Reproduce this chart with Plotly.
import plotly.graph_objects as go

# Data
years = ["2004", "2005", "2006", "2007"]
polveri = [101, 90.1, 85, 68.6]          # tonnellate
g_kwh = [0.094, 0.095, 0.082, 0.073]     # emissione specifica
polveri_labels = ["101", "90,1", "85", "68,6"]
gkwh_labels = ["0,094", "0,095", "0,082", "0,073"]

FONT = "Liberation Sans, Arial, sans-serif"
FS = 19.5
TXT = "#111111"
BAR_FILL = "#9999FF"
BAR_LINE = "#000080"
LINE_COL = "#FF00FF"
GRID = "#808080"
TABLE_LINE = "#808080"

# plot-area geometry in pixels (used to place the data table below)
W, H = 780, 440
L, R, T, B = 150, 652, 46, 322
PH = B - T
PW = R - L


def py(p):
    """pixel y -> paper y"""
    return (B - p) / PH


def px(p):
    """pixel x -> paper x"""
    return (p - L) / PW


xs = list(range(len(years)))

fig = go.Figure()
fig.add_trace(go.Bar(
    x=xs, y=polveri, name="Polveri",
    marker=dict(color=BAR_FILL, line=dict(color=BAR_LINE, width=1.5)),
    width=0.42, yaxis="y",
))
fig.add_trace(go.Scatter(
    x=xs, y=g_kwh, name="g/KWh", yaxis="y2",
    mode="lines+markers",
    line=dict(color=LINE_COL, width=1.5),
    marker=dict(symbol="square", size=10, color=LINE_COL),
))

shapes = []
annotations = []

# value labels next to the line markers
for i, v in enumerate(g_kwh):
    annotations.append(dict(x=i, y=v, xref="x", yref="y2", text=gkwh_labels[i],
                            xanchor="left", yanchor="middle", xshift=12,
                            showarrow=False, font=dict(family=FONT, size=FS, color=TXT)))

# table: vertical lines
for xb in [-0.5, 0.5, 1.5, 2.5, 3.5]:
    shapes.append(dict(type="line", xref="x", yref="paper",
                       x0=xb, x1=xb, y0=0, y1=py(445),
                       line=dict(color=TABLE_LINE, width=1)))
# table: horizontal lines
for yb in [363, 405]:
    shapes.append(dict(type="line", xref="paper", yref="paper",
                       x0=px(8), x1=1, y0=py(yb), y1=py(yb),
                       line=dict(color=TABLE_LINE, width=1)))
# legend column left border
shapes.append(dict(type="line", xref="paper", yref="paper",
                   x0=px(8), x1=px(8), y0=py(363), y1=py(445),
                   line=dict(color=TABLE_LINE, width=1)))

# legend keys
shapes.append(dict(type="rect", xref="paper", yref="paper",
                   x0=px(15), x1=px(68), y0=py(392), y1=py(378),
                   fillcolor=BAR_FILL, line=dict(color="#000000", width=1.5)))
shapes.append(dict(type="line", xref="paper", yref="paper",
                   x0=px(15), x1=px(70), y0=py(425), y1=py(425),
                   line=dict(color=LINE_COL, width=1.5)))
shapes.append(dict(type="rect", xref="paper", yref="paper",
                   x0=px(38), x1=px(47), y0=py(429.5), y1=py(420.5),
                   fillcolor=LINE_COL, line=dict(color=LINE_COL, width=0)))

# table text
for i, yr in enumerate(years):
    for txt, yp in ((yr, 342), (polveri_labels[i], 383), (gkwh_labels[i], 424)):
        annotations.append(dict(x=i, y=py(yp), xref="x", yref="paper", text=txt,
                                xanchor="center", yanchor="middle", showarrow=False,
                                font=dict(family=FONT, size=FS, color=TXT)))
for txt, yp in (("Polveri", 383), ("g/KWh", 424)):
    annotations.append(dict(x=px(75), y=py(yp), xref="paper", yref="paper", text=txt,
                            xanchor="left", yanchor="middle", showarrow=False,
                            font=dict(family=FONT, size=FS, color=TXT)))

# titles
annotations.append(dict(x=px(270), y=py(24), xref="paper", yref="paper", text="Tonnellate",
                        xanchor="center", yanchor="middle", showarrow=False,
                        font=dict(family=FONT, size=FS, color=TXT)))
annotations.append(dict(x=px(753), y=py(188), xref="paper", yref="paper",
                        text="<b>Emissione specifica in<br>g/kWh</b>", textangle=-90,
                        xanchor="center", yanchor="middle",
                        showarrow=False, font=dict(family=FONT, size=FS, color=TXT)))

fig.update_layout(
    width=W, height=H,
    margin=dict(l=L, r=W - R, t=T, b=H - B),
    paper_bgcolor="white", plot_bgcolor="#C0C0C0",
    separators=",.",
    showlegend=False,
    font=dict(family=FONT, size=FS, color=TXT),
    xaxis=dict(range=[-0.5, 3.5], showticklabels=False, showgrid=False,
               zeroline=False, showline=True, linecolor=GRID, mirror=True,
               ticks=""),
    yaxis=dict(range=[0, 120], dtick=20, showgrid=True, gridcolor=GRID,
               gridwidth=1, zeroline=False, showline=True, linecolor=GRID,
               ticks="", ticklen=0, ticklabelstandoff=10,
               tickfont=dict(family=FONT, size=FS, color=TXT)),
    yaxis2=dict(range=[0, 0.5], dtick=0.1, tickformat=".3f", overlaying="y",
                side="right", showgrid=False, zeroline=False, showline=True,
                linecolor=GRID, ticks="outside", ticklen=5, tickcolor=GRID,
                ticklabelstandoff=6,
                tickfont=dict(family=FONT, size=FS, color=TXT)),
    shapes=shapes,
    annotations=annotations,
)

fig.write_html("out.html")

· · · ·

What is required - Begin with the first line of the data above and, please, print each line exactly until you have printed the line containing "return (p - L) / PW"; print nothing else.

Result below -
Reproduce this chart with Plotly.
import plotly.graph_objects as go

# Data
years = ["2004", "2005", "2006", "2007"]
polveri = [101, 90.1, 85, 68.6]          # tonnellate
g_kwh = [0.094, 0.095, 0.082, 0.073]     # emissione specifica
polveri_labels = ["101", "90,1", "85", "68,6"]
gkwh_labels = ["0,094", "0,095", "0,082", "0,073"]

FONT = "Liberation Sans, Arial, sans-serif"
FS = 19.5
TXT = "#111111"
BAR_FILL = "#9999FF"
BAR_LINE = "#000080"
LINE_COL = "#FF00FF"
GRID = "#808080"
TABLE_LINE = "#808080"

# plot-area geometry in pixels (used to place the data table below)
W, H = 780, 440
L, R, T, B = 150, 652, 46, 322
PH = B - T
PW = R - L


def py(p):
    """pixel y -> paper y"""
    return (B - p) / PH


def px(p):
    """pixel x -> paper x"""
    return (p - L) / PW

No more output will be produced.